Fintech business model that is different from conventional financial service provider makes it hard for the regulator to identify the rights and obligations borne by the service provider and its customer. The limited face-to-face contact between customer and fintech provider makes the decision taken by the customer more vulnerable to dispute due to information asymmetry. Besides, fintech is also vulnerable to disruption, not to mention individual data and information misuse since it is online technology-based.

OJK has set out rules for fintech industrial players, such as POJK Number 77/POJK.01/2016 (POJK 77/2016) on Information Technology-based Money Loan Service and POJK Number 13/POJK.02/2018 (POJK 13/2018) on Digital Financial Innovation in Financial Service Sector. The objective is to create a conducive ecosystem in digital financial industry as well as to protect the transacting parties.

Under such regulation package, OJK sets detailed profile of operator and user. Notably for the operator, OJK still limits the legal entity status to only limited liability company or cooperative confirmed as other financial service institutions. In addition to legal entity, from ownership side, OJK obliges that the institution must be established or owned by foreign citizen and/or legal entity, with maximum ownership of 85%.

Besides, the operator must also meet Regulatory Sandbox or system and service trial program within a period of 6-12 months before the business is fully operated. Thus, OJK can assess the transaction risk and reliability of business process, business model, financial instrument, and governance of the operator.

In regards to user—in this case debtor and creditor—OJK allows foreign citizen and/or legal entity including international institution to be a creditor. However, the debtor is only for the citizen and/or legal entity from or domiciled in Indonesia.

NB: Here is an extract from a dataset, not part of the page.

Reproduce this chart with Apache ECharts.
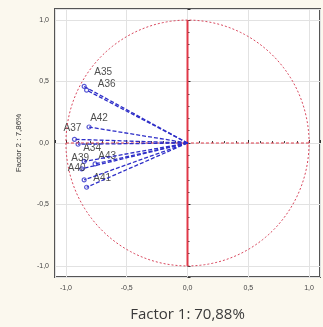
<!DOCTYPE html>
<html>
<head>
<meta charset="utf-8">
<script src="https://cdn.jsdelivr.net/npm/echarts@6/dist/echarts.min.js"></script>
<style>
html,body{margin:0;padding:0;background:#fbf8ee;}
#chart{width:323px;height:327px;}
</style>
</head>
<body>
<div id="chart"></div>
<script>
// loadings on factor 1 / factor 2
var variables = ['A35','A36','A42','A37','A34','A39','A43','A40','A41','A38'];
var factor1 = [-0.85,-0.83,-0.81,-0.93,-0.90,-0.85,-0.76,-0.87,-0.85,-0.83];
var factor2 = [0.46,0.43,0.13,0.03,-0.01,-0.15,-0.17,-0.21,-0.30,-0.36];
var tickLabels = ['-1,0','-0,5','0,0','0,5','1,0'];

// label offsets so they sit like the original
var labelOffsets = {
	A35:[19,-14], A36:[20,-6], A42:[10,-9], A37:[-2,-11], A34:[14,4],
	A39:[-4,-3], A43:[12,-8], A40:[-5,-1], A41:[18,-2], A38:null
};

var dom = document.getElementById("chart");
var myChart = echarts.init(dom);

// unit circle
var circle = [];
for (var i = 0; i <= 180; i++) {
	var a = i / 180 * Math.PI * 2;
	circle.push([Math.cos(a), Math.sin(a)]);
}

function fmtTick(v) {
	var r = Math.round(v * 2) / 2;
	if (Math.abs(r - v) > 0.001) return '';
	return tickLabels[Math.round((r + 1) * 2)] || '';
}

var series = [];
series.push({
	type:'line', data:circle, symbol:'none', silent:true,
	lineStyle:{color:'#d9485e', width:1, type:[2,2]}
});
series.push({
	type:'line', data:[[0,-1],[0,1]], symbol:'none', silent:true,
	lineStyle:{color:'#e03848', width:2}
});
series.push({
	type:'line', data:[[-1,0],[1,0]], symbol:'none', silent:true,
	lineStyle:{color:'#e03848', width:1.2, type:[3,2]}
});

for (var k = 0; k < variables.length; k++) {
	series.push({
		type:'line', data:[[0,0],[factor1[k],factor2[k]]], symbol:'none', silent:true,
		lineStyle:{color:'#2e2ec8', width:1.3, type:[4,2]}
	});
}

var points = [];
for (var k = 0; k < variables.length; k++) {
	var off = labelOffsets[variables[k]];
	points.push({
		value:[factor1[k],factor2[k]],
		name:variables[k],
		label:off ? {show:true, position:'inside', offset:off} : {show:false}
	});
}
series.push({
	type:'scatter', data:points, symbol:'circle', symbolSize:4,
	itemStyle:{color:'#ffffff', borderColor:'#2e2ec8', borderWidth:1.2},
	label:{formatter:'{b}', color:'#222', fontSize:10, fontFamily:'Liberation Sans'}
});

var option = {
	backgroundColor:'#fbf8ee',
	animation:false,
	grid:{left:55, right:0, top:9, bottom:50, show:true, backgroundColor:'#ffffff', borderColor:'#555', borderWidth:2},
	xAxis:{
		type:'value', min:-1.09, max:1.09, splitNumber:4,
		name:'Factor 1: 70,88%', nameLocation:'middle', nameGap:30,
		nameTextStyle:{fontSize:15, color:'#3a3a3a', fontFamily:'Open Sans'},
		axisLine:{show:false},
		axisTick:{inside:true, length:3, lineStyle:{color:'#333'}},
		minorTick:{show:true, splitNumber:5, length:2, lineStyle:{color:'#444'}},
		axisLabel:{formatter:fmtTick, fontSize:7, color:'#444', margin:8},
		splitLine:{show:true, lineStyle:{color:'#e2e2e2', width:1}}
	},
	yAxis:{
		type:'value', min:-1.09, max:1.09, splitNumber:4,
		name:'Factor 2 : 7,86%', nameLocation:'middle', nameGap:32,
		nameTextStyle:{fontSize:8, color:'#333', fontFamily:'Liberation Sans'},
		axisLine:{show:false},
		axisTick:{inside:true, length:3, lineStyle:{color:'#333'}},
		minorTick:{show:true, splitNumber:5, length:2, lineStyle:{color:'#444'}},
		axisLabel:{formatter:fmtTick, fontSize:7, color:'#444', margin:6},
		splitLine:{show:true, lineStyle:{color:'#e2e2e2', width:1}}
	},
	series:series
};

if (option && typeof option === "object") {
	myChart.setOption(option, true);
}
</script>
</body>
</html>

Also Read: Mutual Trust and Data Integration as the Main Investment of Tax Reform

Speaking of Tax

Considering the massive growth of fintech industry, the transaction amount of technology-based financial service is very significant. The concerning tax potential should also be the same.

For P2P Lending, for instance, the potential of loan amount that can be distributed can reach IDR2 billion for each debtor. If we calculate the interest on loan, imagine how big the potential is for the tax that can go to the state cash from this business.

Principally, each additional income or property is subject to tax. DGT in a series of discussion with digital industrial players frequently elaborates the tax aspects on financial service, fintech is no exception. The tax approach is adjusted to the financial industrial classification, in which based on DGT study there are five types of fintech activity.

First, fintech for payment service such as crowd funding or P2P Lending. Based on taxation provisions, the benefit obtained by the business player should be subject to Income Tax Article 23 at 2% of total income and 10% Value Added Tax (VAT) upon the service provision.

Second, fintech for financial software trading. The tax imposed in this type of fintech is 10% VAT upon intangible goods transfer.

Third, fintech for credit assessment research service. Similar to the above types, this fintech is also subject to 10% VAT upon credit assessment service provision.

Fourth, fintech for investment management. This type of fintech is imposed with Income Tax Article 23 at 2% of total income and 10% VAT upon service provision.

Fifth, fintech engaged in financial and insurance service—including saving, loan, and capital—is generally subject to Income Tax Article 23 of 15% upon the income derived from loan interest, dividend, or other profits.

Whereas, Indonesia basically adopts self-assessment tax system. In other words, the Taxpayers are trusted to calculate, pay, and report the tax that should be payable themselves. Accordingly, “compliance” of the Taxpayer is the keyword and, thus, persuasion is not enough.

Unfortunately, special regulation on taxing mechanism upon the profit or income from fintech business—esp. P2P Lending—is yet to issue. Hence, it is normal that DGT finds it hard to determine the tax subject and identify the income from online loan business in Indonesia.

There are several issues that become challenges for DGT to tax fintech business. Among others, the mechanism to determine the tax subject and object, set the proportional tax rate, and impose the tax. Besides, the availability of transaction data that are limited and the method to track the location of fintech players also become a task for the Tax Authority.  

Not to mention the method to map fund transfer media in fintech transaction, as well as to determine the just taxing method. Those have not been included in international taxation, in which Indonesia’s taxing right is bound to Double Taxation Avoidance Agreement (tax treaty).

So far, the government expects awareness and compliance of fintech players to fulfill their tax obligations well and accurately. The regulations used as a sweet complement to attract the Taxpayers are only Government Regulation Number 23 Year 2018, which gives low tax facility for Taxpayers with certain revenue (MSME) and Minister of Finance Regulation Number 197 Year 2013 on limitation of small enterprise subject to VAT.  

Whilst Indonesian Tax Authority is still staggering in responding the fintech business dynamic, several countries in the world have run fast with their dynamic taxation technology and policy. British government, for example, through Financial Conduct Authority (FCA) attempts to accommodate this industry through regulation on P2P Lending, including the taxation issue. Referring to the Introduction of the Innovative Finance ISA in April 2016, P2P Lending interest and profit are exempted from tax. It is by adding the interest income earned by the creditors to their taxable income.

P2P Lending with loan amount of EUR10,000 will acquire 10% annual interest income or EUR1,000 per year. Thus, the basic rate to be paid by the Taxpayer is 20% of EUR1,000, or EUR200. Higher rate will make the Taxpayer pay higher tax (40%). Further, Taxpayers with additional rate shall pay the tax at 45%. However, Personal Saving Allowance in April 2016 allows the Taxpayers with lower rate to obtain EUR1,000 as tax-free interest.

Such tax mechanism is, principally, similar to individual tax mechanism in Indonesia. Income from P2P Lending is classified as other income that automatically increases the Taxpayer’s gross income. However, in P2P Lending case, Indonesia has not had any legal basis to impose tax on such income. As a result, P2P Lending still becomes a task to be completed by Indonesian Tax Authority.

Disclaimer! This article is a personal opinion and does not reflect the policies of the institution where the author works.